Premiership of Alun Michael
12 May 1999 – 9 February 2000
Premier Alun Michael
Cabinet Michael government
Party Welsh Labour Party
Election 1999
Appointer Elizabeth II
Seat Tŷ Hywel

Rather than form a coalition, Michael took the unconventional route of forming a minority government, believing that this offered the potential for a more collaborative and democratic approach to the work of the Assembly.

However, this was to lead to the very outcome Tony Blair had wanted to prevent, the election of Rhodri Morgan as leader of the Welsh Assembly. On 9 February 2000, after less than nine months in office, Michael resigned in an attempt to avoid a vote of "no confidence" over the availability of Objective 1 funding from the European Union. Blair was in the House of Commons taking Prime Minister's Questions when Michael resigned; his PPS had not been notified of this yet, and moments later Conservative leader William Hague asked: “Will the Prime Minister comment on the fact that within moments of his expressing full confidence in the First Secretary in Wales five or 10 minutes ago, news came through to the House that the First Secretary had resigned, before the vote of confidence had taken place?“ This led to an exchange that proved humiliating for Blair as he had not been given any notice of Michael's impending resignation. In his resignation Michael also expressed a desire to avoid a debacle resulting from his inevitable re-appointment (and potential repeated removal, ad infinitum) arising from an inconsistency in the Assembly's brand-new rules.

Michael sat on the Welsh Affairs Select Committee from November 2007 to May 2010 and resigned as an MP on 22 October 2012.

Environment career

In 2001, he was appointed Minister of State for Rural Affairs and Local Environmental Quality, a post within DEFRA. He was the minister most closely connected with a ban on hunting with dogs, for which he attracted much criticism from hunt supporters. Michael was criticised for citing the research of Sir Patrick Bateson as "incontrovertible proof" of the need for a total ban.
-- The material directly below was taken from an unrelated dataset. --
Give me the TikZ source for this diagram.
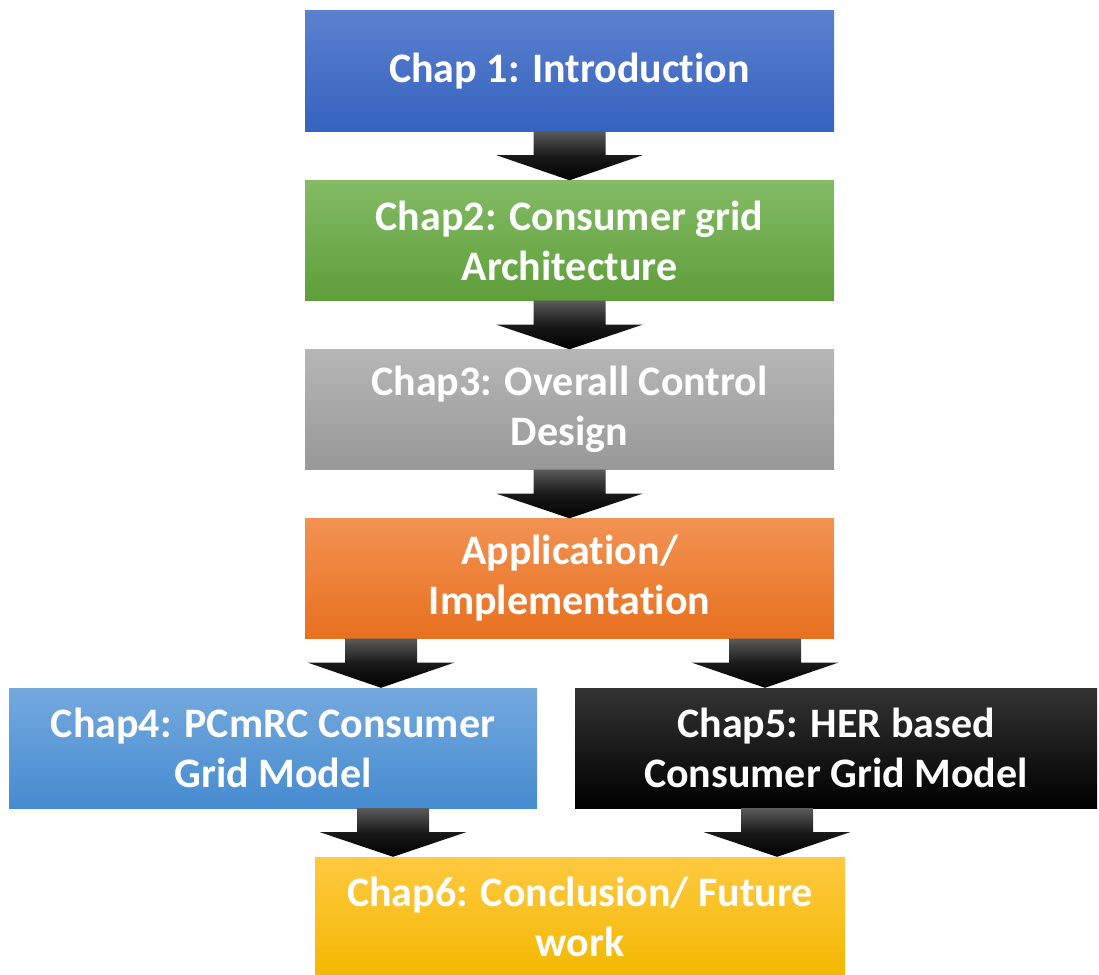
\documentclass[tikz,border=0pt]{standalone}
\usepackage{fontspec}
\setmainfont{Carlito}[Ligatures=NoCommon]
\usetikzlibrary{calc}

\definecolor{introTop}{HTML}{5B80CF}
\definecolor{introBot}{HTML}{3563BE}
\definecolor{archTop}{HTML}{84BB65}
\definecolor{archBot}{HTML}{5E9E3A}
\definecolor{ctrlTop}{HTML}{B6B6B6}
\definecolor{ctrlBot}{HTML}{989898}
\definecolor{appTop}{HTML}{F29252}
\definecolor{appBot}{HTML}{E8701F}
\definecolor{pcmTop}{HTML}{74A9DE}
\definecolor{pcmBot}{HTML}{468BD0}
\definecolor{herTop}{HTML}{333333}
\definecolor{herBot}{HTML}{000000}
\definecolor{conTop}{HTML}{FFC940}
\definecolor{conBot}{HTML}{F2B800}
\definecolor{arrTop}{HTML}{5A5A5A}

\tikzset{
  chapbox/.style={rectangle, inner sep=0pt, align=center, text=white,
    font=\fontsize{42}{50}\selectfont\bfseries,
    minimum height=120pt},
  arrowfill/.style={top color=arrTop, bottom color=black, middle color=black!90,
    draw=none},
}

% block arrow: #1 = top centre coordinate, #2 = tip coordinate
\newcommand\blockarrow[2]{%
  \shade[arrowfill]
    ($(#1)+(-36,0)$) -- ($(#1)+(36,0)$) -- ($(#1)+(36,24)$) --
    ($(#1)+(73,24)$) -- (#2) -- ($(#1)+(-73,24)$) -- ($(#1)+(-36,24)$) -- cycle;
}

\begin{document}
\begin{tikzpicture}[x={(1pt,0)}, y={(0,-1pt)}]
\useasboundingbox (0,0) rectangle (1099,974);

% chapter boxes
\node[chapbox, minimum width=529pt, top color=introTop, bottom color=introBot]
  (intro) at (569.5,71) {Chap 1: Introduction};
\node[chapbox, minimum width=529pt, top color=archTop, bottom color=archBot]
  (arch) at (569.5,240.5) {Chap2: Consumer grid\\Architecture};
\node[chapbox, minimum width=529pt, top color=ctrlTop, bottom color=ctrlBot]
  (ctrl) at (569.5,409.5) {Chap3: Overall Control\\Design};
\node[chapbox, minimum width=529pt, top color=appTop, bottom color=appBot]
  (app) at (569.5,578.5) {Application/\\Implementation};
\node[chapbox, minimum width=528pt, top color=pcmTop, bottom color=pcmBot]
  (pcm) at (273,748) {Chap4: PCmRC Consumer\\Grid Model};
\node[chapbox, minimum width=522pt, top color=herTop, bottom color=herBot]
  (her) at (836,748) {Chap5: HER based\\Consumer Grid Model};
\node[chapbox, minimum width=530pt, top color=conTop, bottom color=conBot]
  (con) at (580,917) {Chap6: Conclusion/ Future\\work};

% arrow anchor points
\coordinate (a1s) at (intro.south);
\coordinate (a1e) at (arch.north);
\coordinate (a2s) at (arch.south);
\coordinate (a2e) at (ctrl.north);
\coordinate (a3s) at (ctrl.south);
\coordinate (a3e) at (app.north);
\coordinate (a4s) at (app.south -| 381,0);
\coordinate (a4e) at (pcm.north -| 381,0);
\coordinate (a5s) at (app.south -| 765,0);
\coordinate (a5e) at (her.north -| 765,0);
\coordinate (a6s) at (pcm.south -| 393,0);
\coordinate (a6e) at (con.north -| 393,0);
\coordinate (a7s) at (her.south -| 777,0);
\coordinate (a7e) at (con.north -| 777,0);

\blockarrow{a1s}{a1e}
\blockarrow{a2s}{a2e}
\blockarrow{a3s}{a3e}
\blockarrow{a4s}{a4e}
\blockarrow{a5s}{a5e}
\blockarrow{a6s}{a6e}
\blockarrow{a7s}{a7e}
\end{tikzpicture}
\end{document}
Sir Patrick said, "Only somebody who was scientifically illiterate could argue that evidence from a new area of research was 'incontrovertible'" but Michael claimed that Bateson had misunderstood the way his work had been cited.

Hunting Act

In 2004, he presided over the enactment of the Hunting Act which banned hare coursing, beagling, fox hunting, mink and stag hunting in the UK from February 2005. At the time this law was being debated, and immediately after it was passed, Michael maintained his visits to rural areas despite threats and protest, but withdrew from the event to launch the "Right to Roam" stating that access to the countryside was too important to be interrupted by pro-hunt protestors whose plans could put the public at risk. Michael maintained that hunting was a "peripheral issue" citing social and economic issues in rural areas as "the day job". In 2004, he formally approved the order designating the New Forest as a National Park.

Trade and Business

In 2005 Michael was moved to a ministerial post in the Department of Trade and Industry as Minister of State for Industry and the Regions, where he served only one year before he was returned to the backbenches in the Cabinet reshuffle of May 2006.
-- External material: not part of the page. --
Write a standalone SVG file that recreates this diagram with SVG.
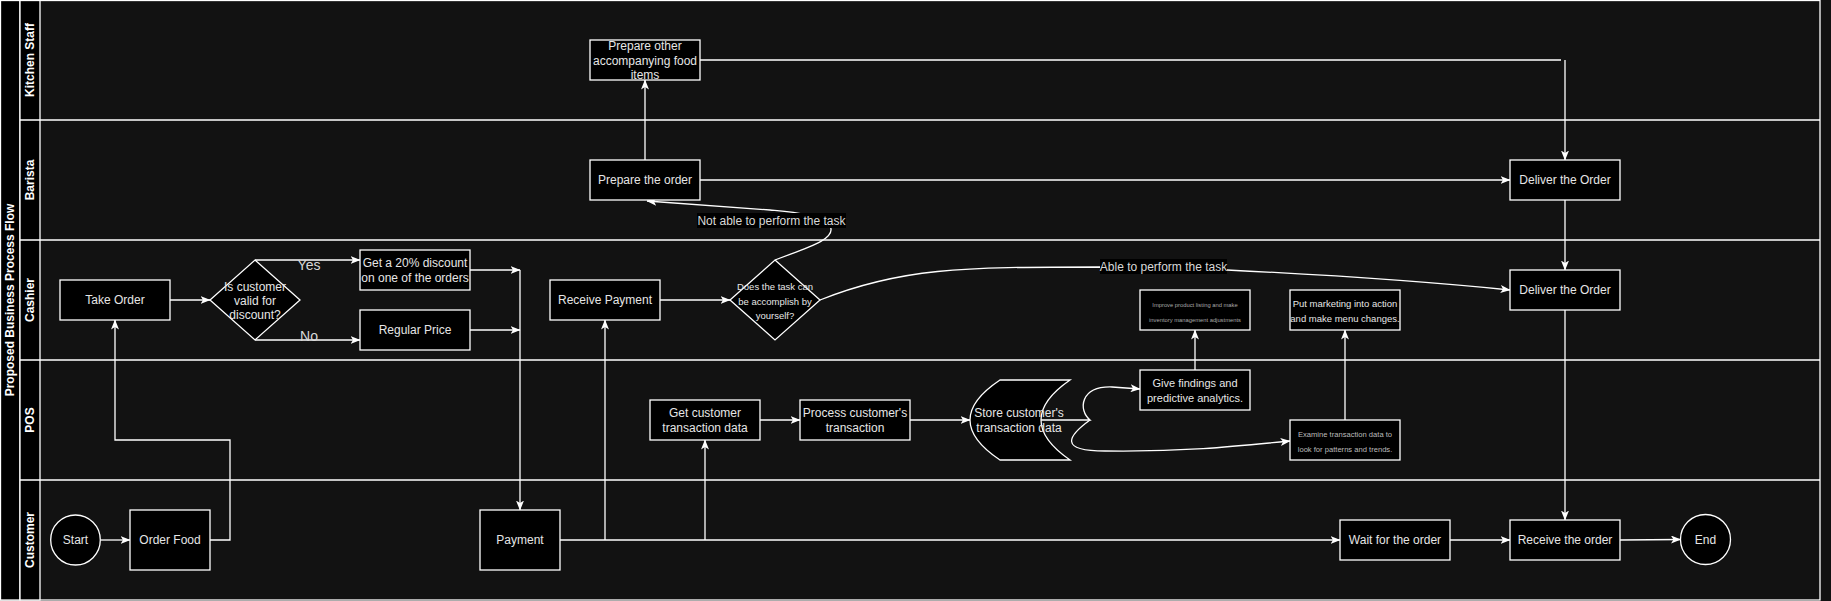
<svg xmlns="http://www.w3.org/2000/svg" width="1831" height="601" viewBox="0 0 1831 601">
<style>
text{font-family:"Liberation Sans",Arial,Helvetica,sans-serif;text-anchor:middle;}
.box{fill:#000;stroke:#fff;stroke-width:1.3;}
.t{font-size:12px;fill:#e6e6e6;}
.lane{font-size:12px;font-weight:bold;fill:#fff;}
.edge{fill:none;stroke:#fff;stroke-width:1.3;}
.lbl{font-size:12px;fill:#d8d8d8;}
.lblbg{fill:#000;}
</style>
<defs>
<marker id="arr" viewBox="0 0 10 8" refX="9.5" refY="4" markerWidth="10" markerHeight="8" markerUnits="userSpaceOnUse" orient="auto">
<path d="M0,0 L10,4 L0,8 L2.5,4 Z" fill="#fff"/>
</marker>
</defs>
<rect x="0" y="0" width="1831" height="601" fill="#121212"/>
<g id="pool">
<rect x="0.5" y="0.5" width="1819.5" height="599.5" fill="#121212" stroke="#fff" stroke-width="1.3"/>
<rect x="0.5" y="0.5" width="19.5" height="599.5" fill="#000" stroke="#fff" stroke-width="1.3"/>
<rect x="20" y="0.5" width="20" height="599.5" fill="#000" stroke="#fff" stroke-width="1.3"/>
<path d="M20,120 H1820 M20,240 H1820 M20,360 H1820 M20,480 H1820" stroke="#fff" stroke-width="1.3"/>
<text class="lane" transform="translate(14,300) rotate(-90)">Proposed Business Process Flow</text>
<text class="lane" transform="translate(34,60) rotate(-90)">Kitchen Staff</text>
<text class="lane" transform="translate(34,180) rotate(-90)">Barista</text>
<text class="lane" transform="translate(34,300) rotate(-90)">Cashier</text>
<text class="lane" transform="translate(34,420) rotate(-90)">POS</text>
<text class="lane" transform="translate(34,540) rotate(-90)">Customer</text>
</g>
<g id="connectors">
<path class="edge" d="M100.5,540 L130,540" marker-end="url(#arr)"/>
<path class="edge" d="M210,540 L230,540 L230,440 L115,440 L115,320" marker-end="url(#arr)"/>
<path class="edge" d="M170,300 L210,300" marker-end="url(#arr)"/>
<path class="edge" d="M255,260 L360,260" marker-end="url(#arr)"/>
<path class="edge" d="M255,340 L360,340" marker-end="url(#arr)"/>
<path class="edge" d="M470,270 L520,270" marker-end="url(#arr)"/>
<path class="edge" d="M470,330 L520,330" marker-end="url(#arr)"/>
<path class="edge" d="M520,270 L520,510" marker-end="url(#arr)"/>
<path class="edge" d="M560,540 L1340,540" marker-end="url(#arr)"/>
<path class="edge" d="M605,540 L605,320" marker-end="url(#arr)"/>
<path class="edge" d="M705,540 L705,440" marker-end="url(#arr)"/>
<path class="edge" d="M660,300 L730,300" marker-end="url(#arr)"/>
<path class="edge" d="M760,420 L800,420" marker-end="url(#arr)"/>
<path class="edge" d="M910,420 L970,420" marker-end="url(#arr)"/>
<path class="edge" d="M775,260 C800,250 838,240 830,226 C820,214 790,212 770,210 L647,201" marker-end="url(#arr)"/>
<path class="edge" d="M645,160 L645,80" marker-end="url(#arr)"/>
<path class="edge" d="M700,180 L1510,180" marker-end="url(#arr)"/>
<path class="edge" d="M700,60 L1561,60 M1565,60 L1565,160" marker-end="url(#arr)"/>
<path class="edge" d="M1565,200 L1565,270" marker-end="url(#arr)"/>
<path class="edge" d="M820,300 C900,268 960,267 1100,267 L1227,270 C1350,276 1440,283 1510,290" marker-end="url(#arr)"/>
<path class="edge" d="M1565,310 L1565,520" marker-end="url(#arr)"/>
<path class="edge" d="M1450,540 L1510,540" marker-end="url(#arr)"/>
<path class="edge" d="M1620,540 L1680.5,539.5" marker-end="url(#arr)"/>
<path class="edge" d="M1041,420 L1090,420 C1078,410 1080,386 1112,387 L1140,389" marker-end="url(#arr)"/>
<path class="edge" d="M1090,420 C1068,436 1058,451 1105,451 C1180,452 1230,447 1290,441" marker-end="url(#arr)"/>
<path class="edge" d="M1195,370 L1195,330" marker-end="url(#arr)"/>
<path class="edge" d="M1345,420 L1345,330" marker-end="url(#arr)"/>
<text class="lbl" x="309" y="270" style="font-size:14px">Yes</text>
<text class="lbl" x="309" y="341" style="font-size:14px">No</text>
<rect class="lblbg" x="697" y="213" width="149" height="15"/>
<text class="lbl" x="771.5" y="224.5">Not able to perform the task</text>
<rect class="lblbg" x="1100" y="259" width="127" height="15"/>
<text class="lbl" x="1163.5" y="270.5">Able to perform the task</text>
</g>
<g id="start"><ellipse class="box" cx="75.5" cy="540" rx="24.8" ry="25"/><text class="t" x="75.5" y="544">Start</text></g>
<g id="order-food"><rect class="box" x="130" y="510" width="80" height="60"/><text class="t" x="170" y="544">Order Food</text></g>
<g id="take-order"><rect class="box" x="60" y="280" width="110" height="40"/><text class="t" x="115" y="304">Take Order</text></g>
<g id="discount-check"><path class="box" d="M255,260 L300,300 L255,340 L210,300 Z"/><text class="t" x="255" y="290.5">Is customer</text><text class="t" x="255" y="304.5">valid for</text><text class="t" x="255" y="318.5">discount?</text></g>
<g id="discount"><rect class="box" x="360" y="250" width="110" height="40"/><text class="t" x="415" y="267">Get a 20% discount</text><text class="t" x="415" y="281.5">on one of the orders</text></g>
<g id="regular-price"><rect class="box" x="360" y="310" width="110" height="40"/><text class="t" x="415" y="334">Regular Price</text></g>
<g id="payment"><rect class="box" x="480" y="510" width="80" height="60"/><text class="t" x="520" y="544">Payment</text></g>
<g id="receive-payment"><rect class="box" x="550" y="280" width="110" height="40"/><text class="t" x="605" y="304">Receive Payment</text></g>
<g id="task-check"><path class="box" d="M775,260 L820,300 L775,340 L730,300 Z"/><text class="t" x="775" y="290" style="font-size:9.5px">Does the task can</text><text class="t" x="775" y="304.5" style="font-size:9.5px">be accomplish by</text><text class="t" x="775" y="319" style="font-size:9.5px">yourself?</text></g>
<g id="prepare-order"><rect class="box" x="590" y="160" width="110" height="40"/><text class="t" x="645" y="184">Prepare the order</text></g>
<g id="prepare-other"><rect class="box" x="590" y="40" width="110" height="40"/><text class="t" x="645" y="50">Prepare other</text><text class="t" x="645" y="64.5">accompanying food</text><text class="t" x="645" y="79">items</text></g>
<g id="deliver-barista"><rect class="box" x="1510" y="160" width="110" height="40"/><text class="t" x="1565" y="184">Deliver the Order</text></g>
<g id="deliver-cashier"><rect class="box" x="1510" y="270" width="110" height="40"/><text class="t" x="1565" y="294">Deliver the Order</text></g>
<g id="get-data"><rect class="box" x="650" y="400" width="110" height="40"/><text class="t" x="705" y="416.5">Get customer</text><text class="t" x="705" y="431.5">transaction data</text></g>
<g id="process"><rect class="box" x="800" y="400" width="110" height="40"/><text class="t" x="855" y="416.5">Process customer's</text><text class="t" x="855" y="431.5">transaction</text></g>
<g id="store"><path class="box" d="M1000,380 L1070,380 Q1012,420 1070,460 L1000,460 Q940,420 1000,380 Z"/><text class="t" x="1019" y="416.5">Store customer's</text><text class="t" x="1019" y="431.5">transaction data</text></g>
<g id="findings"><rect class="box" x="1140" y="370" width="110" height="40"/><text class="t" x="1195" y="387" style="font-size:11px">Give findings and</text><text class="t" x="1195" y="402" style="font-size:11px">predictive analytics.</text></g>
<g id="improve"><rect class="box" x="1140" y="290" width="110" height="40"/><text class="t" x="1195" y="307" style="font-size:5.8px;fill:#aaa">Improve product listing and make</text><text class="t" x="1195" y="322" style="font-size:5.8px;fill:#aaa">inventory management adjustments</text></g>
<g id="examine"><rect class="box" x="1290" y="420" width="110" height="40"/><text class="t" x="1345" y="437" style="font-size:7.6px;fill:#bbb">Examine transaction data to</text><text class="t" x="1345" y="452" style="font-size:7.6px;fill:#bbb">look for patterns and trends.</text></g>
<g id="marketing"><rect class="box" x="1290" y="290" width="110" height="40"/><text class="t" x="1345" y="306.5" style="font-size:9.5px">Put marketing into action</text><text class="t" x="1345" y="322" style="font-size:9.5px">and make menu changes.</text></g>
<g id="wait"><rect class="box" x="1340" y="520" width="110" height="40"/><text class="t" x="1395" y="544">Wait for the order</text></g>
<g id="receive-order"><rect class="box" x="1510" y="520" width="110" height="40"/><text class="t" x="1565" y="544">Receive the order</text></g>
<g id="end"><ellipse class="box" cx="1705.5" cy="539.5" rx="25" ry="25"/><text class="t" x="1705.5" y="543.5">End</text></g>
</svg>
In 2005 the Freedom of Information Act came into force allowing members of the public to request disclosure of information from public bodies. On 18 May 2007 Alun Michael was among the majority of MPs who voted in favour of exempting MPs from having to disclose information under the act.

Votes for 14-year-olds

In his newspaper column in the Penarth Times of 10 May 2010, Michael proposed giving the vote to 14-year-olds as a way of improving turn-out at UK elections. He said: "My first suggestion is to reduce the voting age to 14 – an age which I find young people far better informed and sensibly engaged than was the case in the past – so that everybody takes place in the voting process once before leaving full-time education. They will then know how to vote when they come to engage with political issues later in life". This was going much further than official Labour Party policy. Labour's 2010 Manifesto only promised a free vote in Parliament on reducing the voting age to 16.